Kevin Jones is a Team Lead at Thycotic Software, an agile software services and product development company based in Washington DC. Secret Server is our flagship password management software product. On Twitter? Follow Kevin

Categories: C#
  1. googly
    January 17, 2010 at 5:23 am

    Might be worth mentioning that starting with .NET 4.0, you actually can run CLR 2.0 and 4.0 side-by-side in-process?

  2. January 18, 2010 at 2:45 am

    But with CLR 4 we do get InProc SxS and from then on we should not be affraid that another runtime has been loaded in the process already (for assemblies that are targetting v4 or higher).


  3. January 18, 2010 at 4:49 pm

    That’s abolsutely true – but until the .NET Framework 4.0 is RTM I did’t want to mention it (I know I have been talking about C# 4 and .NET 4 recently). There are several other reasons why managed code isn’t the best solution all of the time either, but I recall that being a big one for many developers years back when 2.0 was released.
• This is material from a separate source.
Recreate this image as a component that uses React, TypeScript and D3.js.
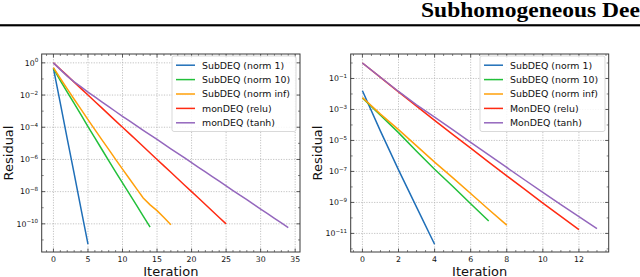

    Our new Product, Password Reset Server, could not wait for the .NET Framework 4.0 to be released.

    Other reasons why managed code isn’t the best option:

    1. Performance is sometimes an aguement. There are cases where native code will execute faster, but for the most part the difference is negligable. If you are trying to develop a real-time application, the .NET Framework may not be the best solution (then again Windows may not be the best operating system for a real-time system).

    2. You still depend on the CLR. If you were to write a shell extension that depends on the CLR 4.0, and that person doesn’t have the .NET Framework 4.0 installed, they now have to install a 50 MB (minimum) package just to have a toolbar or context menu. If it gets installed anyway, that process will now start crashing (like explorer) because it can’t find the proper version of the CLR.

    You would either have to install the 4.0 Framework for them, adding a hefty size to the installer, or tell them how to install it themselves.

    It’ll probably be a good while before the .NET Framework 4.0 has a solid adoption and shows up in Windows Update.

    3. And Frankly, while COM Interop and P/Invoke are neat – sometimes it’s just plain easier to write it in native code than write a large unmanaged wrapper.